▶ _Work to be completed_
Gather all lines in the records below that include the word "source".

* start Supplied material *

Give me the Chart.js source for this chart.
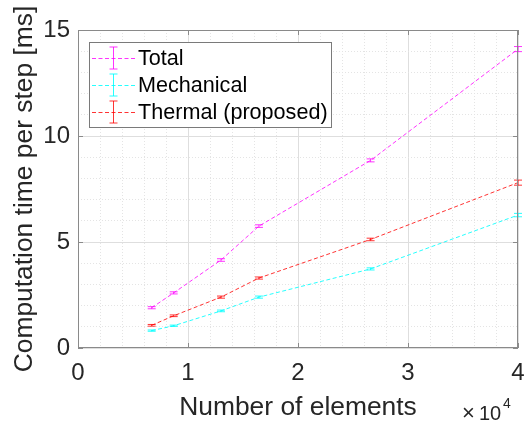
<!DOCTYPE html>
<html>
<head>
<meta charset="utf-8">
<script src="https://cdn.jsdelivr.net/npm/chart.js@4.4.0/dist/chart.umd.min.js"></script>
<style>
  html, body { margin: 0; padding: 0; background: #fff; }
  #wrap { width: 526px; height: 428px; }
</style>
</head>
<body>
<div id="wrap"><canvas id="chart" width="526" height="428"></canvas></div>
<script>
// Number of elements (x axis)
const nElements = [6700, 8700, 13000, 16450, 26600, 40000];

// Computation time per step [ms]
const totalTime = [1.9, 2.6, 4.15, 5.75, 8.85, 14.1];
const mechTime = [0.82, 1.05, 1.75, 2.4, 3.73, 6.27];
const thermTime = [1.07, 1.52, 2.4, 3.3, 5.12, 7.8];

// Error bar half-widths [ms]
const totalErr = [0.05, 0.05, 0.06, 0.06, 0.07, 0.12];
const mechErr = [0.03, 0.03, 0.04, 0.05, 0.05, 0.08];
const thermErr = [0.04, 0.04, 0.05, 0.05, 0.06, 0.12];

const seriesLabels = ['Total', 'Mechanical', 'Thermal (proposed)'];
const seriesColors = ['rgba(255,0,255,0.8)', 'rgba(0,255,255,0.85)', 'rgba(255,0,0,0.8)'];

// Tick labels
const xTickLabels = ['0', '1', '2', '3', '4'];
const yTickLabels = ['0', '5', '10', '15'];

const FONT = "'Liberation Sans', Arial, Helvetica, sans-serif";
const TEXT = '#262626';

function toPoints(xs, ys) {
    return xs.map((x, i) => ({ x: x, y: ys[i] }));
}

function makeDataset(i, values, errors) {
    return {
        label: seriesLabels[i],
        data: toPoints(nElements, values),
        errors: errors,
        borderColor: seriesColors[i],
        borderWidth: 1,
        borderDash: [4, 2.5],
        pointRadius: 0,
        tension: 0,
        fill: false
    };
}

// Error bars drawn with the chart's own scales
const errorBarPlugin = {
    id: 'errorBars',
    afterDatasetsDraw(chart) {
        const ctx = chart.ctx;
        const yScale = chart.scales.y;
        chart.data.datasets.forEach((ds, i) => {
            const meta = chart.getDatasetMeta(i);
            ctx.save();
            ctx.strokeStyle = ds.borderColor;
            ctx.lineWidth = 1;
            meta.data.forEach((pt, j) => {
                const v = ds.data[j].y;
                const e = ds.errors[j];
                const yTop = yScale.getPixelForValue(v + e);
                const yBot = yScale.getPixelForValue(v - e);
                ctx.beginPath();
                ctx.moveTo(pt.x, yTop);
                ctx.lineTo(pt.x, yBot);
                ctx.moveTo(pt.x - 4, yTop);
                ctx.lineTo(pt.x + 4, yTop);
                ctx.moveTo(pt.x - 4, yBot);
                ctx.lineTo(pt.x + 4, yBot);
                ctx.stroke();
            });
            ctx.restore();
        });
    }
};

// Axes box, inward tick marks, legend and the x10^4 multiplier
const framePlugin = {
    id: 'frame',
    afterDraw(chart) {
        const ctx = chart.ctx;
        const a = chart.chartArea;
        const xs = chart.scales.x;
        const ys = chart.scales.y;
        ctx.save();

        // box
        ctx.strokeStyle = '#8a8a8a';
        ctx.lineWidth = 1;
        ctx.strokeRect(Math.round(a.left) + 0.5, Math.round(a.top) + 0.5,
            Math.round(a.right - a.left) - 1, Math.round(a.bottom - a.top) - 1);

        // inward ticks at major values
        ctx.beginPath();
        xTickLabels.forEach((t, i) => {
            const px = Math.round(xs.getPixelForValue(i * 10000)) + 0.5;
            ctx.moveTo(px, a.bottom); ctx.lineTo(px, a.bottom - 5);
            ctx.moveTo(px, a.top); ctx.lineTo(px, a.top + 5);
        });
        yTickLabels.forEach(t => {
            const py = Math.round(ys.getPixelForValue(Number(t))) + 0.5;
            ctx.moveTo(a.left, py); ctx.lineTo(a.left + 5, py);
            ctx.moveTo(a.right, py); ctx.lineTo(a.right - 5, py);
        });
        ctx.stroke();

        // legend
        const lx = 89, ly = 42, lw = 242, lh = 85;
        ctx.fillStyle = '#ffffff';
        ctx.fillRect(lx, ly, lw, lh);
        ctx.strokeStyle = '#7a7a7a';
        ctx.strokeRect(lx + 0.5, ly + 0.5, lw, lh);
        chart.data.datasets.forEach((ds, i) => {
            const cy = 58 + i * 27;
            ctx.strokeStyle = ds.borderColor;
            ctx.lineWidth = 1;
            ctx.setLineDash(ds.borderDash);
            ctx.beginPath();
            ctx.moveTo(92, cy + 0.5);
            ctx.lineTo(135, cy + 0.5);
            ctx.stroke();
            ctx.setLineDash([]);
            ctx.beginPath();
            ctx.moveTo(113.5, cy - 11);
            ctx.lineTo(113.5, cy + 11);
            ctx.moveTo(109.5, cy - 11); ctx.lineTo(117.5, cy - 11);
            ctx.moveTo(109.5, cy + 11); ctx.lineTo(117.5, cy + 11);
            ctx.stroke();
            ctx.fillStyle = '#000000';
            ctx.font = '21.6px ' + FONT;
            ctx.textAlign = 'left';
            ctx.textBaseline = 'middle';
            ctx.fillText(ds.label, 138, cy + 1);
        });

        // x10^4
        ctx.fillStyle = TEXT;
        ctx.textAlign = 'left';
        ctx.textBaseline = 'alphabetic';
        ctx.font = '22px ' + FONT;
        ctx.fillText('\u00d7', 462, 420);
        ctx.font = '20px ' + FONT;
        ctx.fillText('10', 479, 420);
        ctx.font = '14px ' + FONT;
        ctx.fillText('4', 503, 408);

        ctx.restore();
    }
};

const isMajorX = v => v % 10000 === 0;
const isMajorY = v => v % 5 === 0;

const ctx = document.getElementById('chart').getContext('2d');
new Chart(ctx, {
    type: 'line',
    data: {
        datasets: [
            makeDataset(0, totalTime, totalErr),
            makeDataset(1, mechTime, mechErr),
            makeDataset(2, thermTime, thermErr)
        ]
    },
    options: {
        responsive: false,
        animation: false,
        layout: { padding: { left: 0, top: 30, right: 8, bottom: 0 } },
        plugins: {
            legend: { display: false },
            tooltip: { enabled: false }
        },
        scales: {
            x: {
                type: 'linear',
                min: 0,
                max: 40000,
                afterFit: s => {
                    s.height = 80;
                    s.paddingLeft = 0;
                    s.paddingRight = 0;
                },
                ticks: {
                    stepSize: 2000,
                    autoSkip: false,
                    maxRotation: 0,
                    padding: 11,
                    color: TEXT,
                    font: { family: FONT, size: 24 },
                    callback: v => isMajorX(v) ? xTickLabels[v / 10000] : ''
                },
                grid: {
                    drawTicks: false,
                    tickLength: 0,
                    color: c => isMajorX(c.tick.value) ? '#dedede' : '#e4e4e4'
                },
                border: {
                    display: false,
                    dash: c => (c.tick && !isMajorX(c.tick.value)) ? [1, 2] : []
                },
                title: {
                    display: true,
                    text: 'Number of elements',
                    color: TEXT,
                    font: { family: FONT, size: 26.4 },
                    padding: { top: 0, bottom: 4 }
                }
            },
            y: {
                type: 'linear',
                min: 0,
                max: 15,
                afterFit: s => {
                    s.width = 78;
                    s.paddingTop = 0;
                    s.paddingBottom = 0;
                },
                ticks: {
                    stepSize: 1,
                    autoSkip: false,
                    padding: 8,
                    color: TEXT,
                    font: { family: FONT, size: 24 },
                    callback: v => isMajorY(v) ? yTickLabels[v / 5] : ''
                },
                grid: {
                    drawTicks: false,
                    tickLength: 0,
                    color: c => isMajorY(c.tick.value) ? '#dedede' : '#e4e4e4'
                },
                border: {
                    display: false,
                    dash: c => (c.tick && !isMajorY(c.tick.value)) ? [1, 2] : []
                },
                title: {
                    display: true,
                    text: 'Computation time per step [ms]',
                    color: TEXT,
                    font: { family: FONT, size: 26.4 },
                    padding: { top: 9, bottom: 0 }
                }
            }
        }
    },
    plugins: [errorBarPlugin, framePlugin]
});
</script>
</body>
</html>
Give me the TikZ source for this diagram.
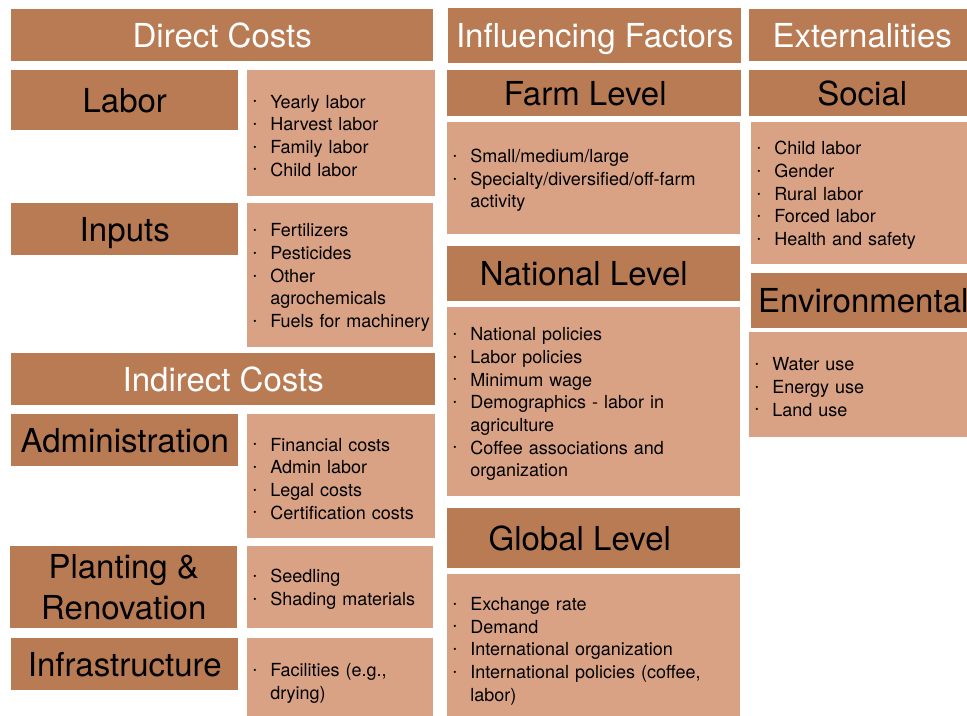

* end Supplied material *

▶ _Task solution_
Give me the Chart.js source for this chart.
Give me the TikZ source for this diagram.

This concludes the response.